On bir ayın sultanı olan Ramazan ayı müslümanların en önemli aylarındandır.

Çünkü bu ayda Müslümanlar Yüce Allah emrettiği için oruç tutmaya başlarlar.

Evveli rahmet, ortası mağfiret, sonu da cehennem azabından kurtuluş olan Ramazan ayı, ilâhi kazançların yanında mübarek bir aydır.

Birliğin, beraberliğin, dayanışmanın arttığı, sevgi dolu yuvaların bu ayın bereketi ile dolduğu büyük bir aydır Ramazan ayı.

Şu ekonomi kıtlığında biz ona Bereket ayı diyoruz.

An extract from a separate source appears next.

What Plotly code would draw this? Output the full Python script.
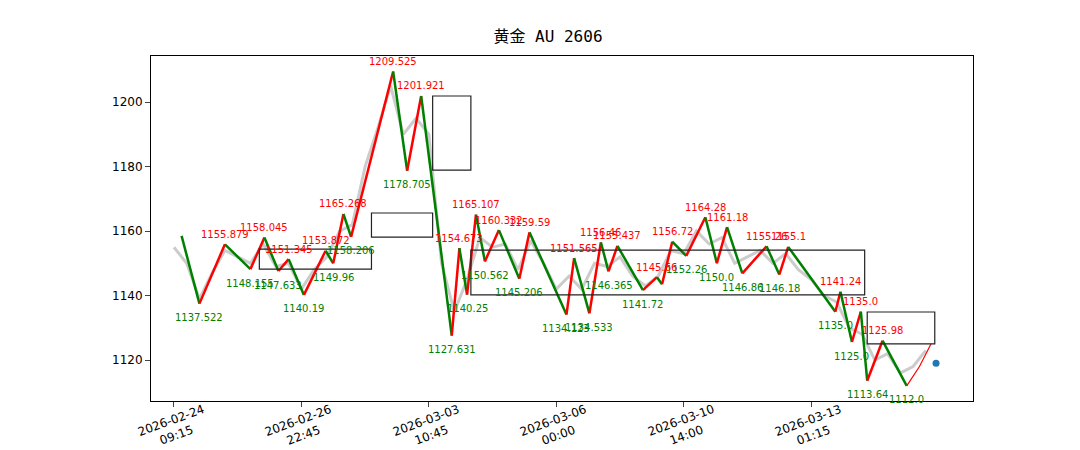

Oruç tutup aç olan insanların, yoksulların yerine kendimizi koyarak aslında onların ne kadar çok zorluk çektiğini anlarız ve bunun için de bu aya yakışan işler yapmaya çalışırız.

Kısacası Empati kurabilme becerisinin en çok geliştiği birlik beraberlik olgusunu anladık.

Kahramanmaraş birlik beraberliğe önem veren bir kent.

Yardımlaşmaya önem veren bir şehir, ibadete her zaman açık bir il.

Şehirde Fakir olan ailelere maddi olarak destek sağlar, öğrencileri evlere davet eder onlara güzel güzel iftar sofraları hazırlar.

Kısacası Nefislerin terbiye edildiği aydır Ramazan ayı.

Sadece Ramazan aylarında değil her zaman birlik, beraberlik, dayanışma içinde olmalıyız.

İslam dini olan bu yüce dinimizi hayatımıza aktarmalıyız, Dinimizi yaşamalı ve yaşatmalıyız. Kültürümüzü, maddi ve manevi değerlerimizi, örf ve adetlerimizi korumalıyız. 

Ramazan Ayı bitince de aynı güzellikler ile, iyi niyetler ile yolumuza devam etmeliyiz.

Yetim ve öksüzleri sevindirmeliyiz, yaşlılara evlerimize iftara çağırarak onları mutlu etmeliyiz. 

Oruç tutarken biraz zorlanabiliriz fakat nefsimize yenik düşmemeliyiz. 

Aç olduğumuz için hemen sinirlenmemeliyiz, sabırlı olmalıyız.

Yani bu ay bize nice yeni alışkanlıklar kazandırabilir.

Mesela; Oruç bize irademizin ne kadar sağlam olduğunu gösterdi.

Sofra kurulmuş, üzerinde çeşit çeşit yiyecekler hazır olduğu, bizi onları yemek için engelleyecek hiçbir insan olmadığı halde, Allah’a olan saygımızdan, ezan okunmadan elimizi sofraya götüremedik.

Bence şu mübarek ayın tadını çıkarmalıyız, Maraş Kalesinden atılan topun sesini kulaklarımızda hissetmeliyiz.

Birde özellikle dikkat etmemiz gereken konu oruç tutmayan insanların dedikodusunu yaparak ya da onların kalbini kırarak orucumuzu vesveseye vermemeliyiz.

Her yerimiz oruç tutmalıdır özellikle de dilimiz.